Occasionally the knowledge is not always physical and tangible it may be mental. Keeping a tough mental attitude is just as important as the game itself.
Tori Anderson, a senior at Horizon who will attend Embry Riddle Aeronautical University with Yung in the fall, has been on the varsity volleyball team all four years of high school and has dealt with her teammates changing and forming a new team dynamic.
“It is tough because every year the team has been different with past seniors graduating and the team dynamic changing a bit each year,” Anderson said. “We've always had great team chemistry in the Horizon volleyball program that makes everyone feel like family.
Just like team dynamic, game mentality cannot always be taught, but McKenzie does the what she can to teach the girls that the game is just as much mental strength as it is physical strength.
Karen Scanlon was coached by McKenzie for the past three years she has played varsity volleyball at Horizon. Being mentally prepared is just as important as being physically ready to play the game.
“Her coaching style was a little bit more about the mental side of the sport,” Scanlon said. “She didn’t overwork us or make us run too much. She liked to focus a lot on making us smarter players, especially because throughout my four years at Horizon we didn’t have the biggest or tallest player so it was perfect to make sure we understood different aspects of volleyball.

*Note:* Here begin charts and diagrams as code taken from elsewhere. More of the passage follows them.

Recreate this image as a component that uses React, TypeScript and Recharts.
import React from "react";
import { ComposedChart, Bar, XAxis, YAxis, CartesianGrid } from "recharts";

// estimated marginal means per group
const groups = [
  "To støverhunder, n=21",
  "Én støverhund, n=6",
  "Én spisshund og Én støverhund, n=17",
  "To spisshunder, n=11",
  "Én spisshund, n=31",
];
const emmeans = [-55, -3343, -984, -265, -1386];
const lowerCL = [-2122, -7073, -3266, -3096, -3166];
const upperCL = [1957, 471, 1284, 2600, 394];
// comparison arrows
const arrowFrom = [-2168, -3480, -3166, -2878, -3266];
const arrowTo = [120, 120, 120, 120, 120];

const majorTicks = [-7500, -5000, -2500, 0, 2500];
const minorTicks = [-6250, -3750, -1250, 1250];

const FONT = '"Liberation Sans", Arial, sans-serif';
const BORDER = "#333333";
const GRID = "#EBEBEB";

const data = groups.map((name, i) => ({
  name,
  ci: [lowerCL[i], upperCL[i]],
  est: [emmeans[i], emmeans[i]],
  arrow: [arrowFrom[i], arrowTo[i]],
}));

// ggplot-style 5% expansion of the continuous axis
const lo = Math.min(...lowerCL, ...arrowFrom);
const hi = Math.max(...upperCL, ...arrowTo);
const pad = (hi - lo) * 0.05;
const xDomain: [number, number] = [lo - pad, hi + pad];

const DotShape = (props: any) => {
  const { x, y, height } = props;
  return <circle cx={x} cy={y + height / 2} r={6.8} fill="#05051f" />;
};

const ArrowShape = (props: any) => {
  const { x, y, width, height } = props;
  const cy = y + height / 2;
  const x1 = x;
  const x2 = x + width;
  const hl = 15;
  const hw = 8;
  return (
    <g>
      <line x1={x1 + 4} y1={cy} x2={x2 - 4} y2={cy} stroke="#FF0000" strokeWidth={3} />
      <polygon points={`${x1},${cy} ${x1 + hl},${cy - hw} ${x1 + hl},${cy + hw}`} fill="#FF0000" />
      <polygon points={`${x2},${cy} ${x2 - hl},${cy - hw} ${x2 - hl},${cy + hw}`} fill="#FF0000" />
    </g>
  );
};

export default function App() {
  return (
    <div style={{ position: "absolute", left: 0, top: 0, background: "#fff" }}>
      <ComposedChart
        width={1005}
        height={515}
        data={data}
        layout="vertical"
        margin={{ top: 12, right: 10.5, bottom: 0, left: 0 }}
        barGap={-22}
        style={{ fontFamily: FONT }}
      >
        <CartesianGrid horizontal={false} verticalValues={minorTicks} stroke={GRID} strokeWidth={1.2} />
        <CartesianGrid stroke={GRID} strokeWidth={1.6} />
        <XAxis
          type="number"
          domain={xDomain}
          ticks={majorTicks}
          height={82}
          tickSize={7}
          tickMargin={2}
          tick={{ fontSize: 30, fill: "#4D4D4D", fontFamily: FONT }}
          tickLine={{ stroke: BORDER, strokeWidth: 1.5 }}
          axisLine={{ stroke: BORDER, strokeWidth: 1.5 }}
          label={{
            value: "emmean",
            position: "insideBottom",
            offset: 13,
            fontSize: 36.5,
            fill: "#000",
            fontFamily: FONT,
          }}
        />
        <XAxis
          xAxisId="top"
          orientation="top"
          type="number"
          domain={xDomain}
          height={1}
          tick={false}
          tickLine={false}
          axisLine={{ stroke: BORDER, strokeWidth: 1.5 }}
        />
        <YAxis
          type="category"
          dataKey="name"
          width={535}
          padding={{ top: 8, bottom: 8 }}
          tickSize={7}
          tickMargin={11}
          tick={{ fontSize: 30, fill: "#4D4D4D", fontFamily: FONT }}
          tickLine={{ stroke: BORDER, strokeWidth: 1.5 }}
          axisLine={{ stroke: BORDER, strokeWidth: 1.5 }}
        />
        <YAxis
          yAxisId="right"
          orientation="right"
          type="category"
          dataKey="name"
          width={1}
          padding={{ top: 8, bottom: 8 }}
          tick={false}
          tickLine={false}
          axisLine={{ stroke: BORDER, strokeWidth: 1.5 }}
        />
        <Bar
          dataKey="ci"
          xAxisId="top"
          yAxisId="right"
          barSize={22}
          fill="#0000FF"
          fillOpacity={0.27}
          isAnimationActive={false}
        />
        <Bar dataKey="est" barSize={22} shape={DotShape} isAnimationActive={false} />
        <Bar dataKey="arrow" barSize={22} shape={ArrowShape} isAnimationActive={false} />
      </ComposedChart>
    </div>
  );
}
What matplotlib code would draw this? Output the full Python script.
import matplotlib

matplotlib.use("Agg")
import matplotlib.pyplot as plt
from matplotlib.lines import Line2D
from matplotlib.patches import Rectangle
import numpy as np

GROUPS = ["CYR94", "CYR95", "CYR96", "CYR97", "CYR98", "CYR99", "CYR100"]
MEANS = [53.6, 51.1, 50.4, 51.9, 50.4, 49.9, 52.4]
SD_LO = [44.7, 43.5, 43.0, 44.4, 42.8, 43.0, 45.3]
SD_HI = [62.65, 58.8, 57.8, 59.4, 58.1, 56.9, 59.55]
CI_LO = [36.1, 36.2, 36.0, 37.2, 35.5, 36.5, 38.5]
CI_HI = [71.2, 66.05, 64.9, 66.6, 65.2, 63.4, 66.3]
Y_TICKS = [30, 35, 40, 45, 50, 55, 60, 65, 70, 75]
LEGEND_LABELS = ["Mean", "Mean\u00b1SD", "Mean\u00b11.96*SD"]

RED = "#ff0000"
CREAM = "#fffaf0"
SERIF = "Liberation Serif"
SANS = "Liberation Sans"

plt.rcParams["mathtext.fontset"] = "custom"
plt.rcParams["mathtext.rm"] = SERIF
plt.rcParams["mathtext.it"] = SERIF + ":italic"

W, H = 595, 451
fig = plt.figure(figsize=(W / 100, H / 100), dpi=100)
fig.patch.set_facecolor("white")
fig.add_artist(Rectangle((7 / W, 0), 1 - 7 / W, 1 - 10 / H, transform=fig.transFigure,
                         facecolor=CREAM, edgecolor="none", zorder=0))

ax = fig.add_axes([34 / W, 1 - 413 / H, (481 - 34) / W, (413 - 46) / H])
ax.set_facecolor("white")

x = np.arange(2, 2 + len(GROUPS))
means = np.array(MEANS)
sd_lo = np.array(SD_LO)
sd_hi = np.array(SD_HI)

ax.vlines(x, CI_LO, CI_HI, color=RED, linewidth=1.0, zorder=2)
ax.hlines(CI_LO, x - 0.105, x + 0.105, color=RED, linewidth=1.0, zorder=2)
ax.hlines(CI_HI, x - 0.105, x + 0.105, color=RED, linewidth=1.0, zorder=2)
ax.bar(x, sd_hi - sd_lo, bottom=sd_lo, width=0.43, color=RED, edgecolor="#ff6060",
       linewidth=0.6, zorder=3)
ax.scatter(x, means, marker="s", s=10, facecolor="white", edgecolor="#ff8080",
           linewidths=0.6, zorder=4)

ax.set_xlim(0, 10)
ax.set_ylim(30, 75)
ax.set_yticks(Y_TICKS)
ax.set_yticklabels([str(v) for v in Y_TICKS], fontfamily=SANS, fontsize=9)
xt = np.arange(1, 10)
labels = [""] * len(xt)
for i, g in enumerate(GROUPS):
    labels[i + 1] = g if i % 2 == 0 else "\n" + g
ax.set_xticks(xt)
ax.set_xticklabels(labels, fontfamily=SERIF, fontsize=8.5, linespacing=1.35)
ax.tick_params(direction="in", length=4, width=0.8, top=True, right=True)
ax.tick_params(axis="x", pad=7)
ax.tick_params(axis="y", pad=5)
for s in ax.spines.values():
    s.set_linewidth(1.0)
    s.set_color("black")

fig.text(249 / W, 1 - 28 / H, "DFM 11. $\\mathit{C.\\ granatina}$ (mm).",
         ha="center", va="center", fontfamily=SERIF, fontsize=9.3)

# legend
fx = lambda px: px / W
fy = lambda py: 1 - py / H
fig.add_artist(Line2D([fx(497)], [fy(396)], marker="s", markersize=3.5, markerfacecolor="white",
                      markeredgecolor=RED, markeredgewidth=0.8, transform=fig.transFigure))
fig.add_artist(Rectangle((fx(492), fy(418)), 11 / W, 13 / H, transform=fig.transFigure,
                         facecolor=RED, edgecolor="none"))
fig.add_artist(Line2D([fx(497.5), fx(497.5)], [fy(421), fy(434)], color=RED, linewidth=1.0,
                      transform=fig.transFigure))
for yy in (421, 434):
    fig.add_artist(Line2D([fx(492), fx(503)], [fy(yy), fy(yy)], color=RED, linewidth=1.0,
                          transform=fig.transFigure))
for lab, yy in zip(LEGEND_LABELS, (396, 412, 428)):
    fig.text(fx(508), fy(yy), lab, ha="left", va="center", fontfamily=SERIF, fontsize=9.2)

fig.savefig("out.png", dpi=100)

She has so much knowledge and wisdom that whenever she told us to do something we just did it, no matter what it was, because we had so much respect for her.”
This respect, teamwork and overall skill resulted in the Horizon girls’ volleyball team defending its title of 6A Desert Valley Region champions this season.
In 2013 McKenzie was inducted into the Arizona High School Athletic Coaches Hall of Fame.
McKenzie has more than 800 wins as a girls volleyball coach. Even though she retired from teaching in 2013 she has kept on as the volleyball coach because of her passion for the sport.
Aiming for 900 wins does not seem like much of a challenge because of her ability to coach and the players she sees come to the court.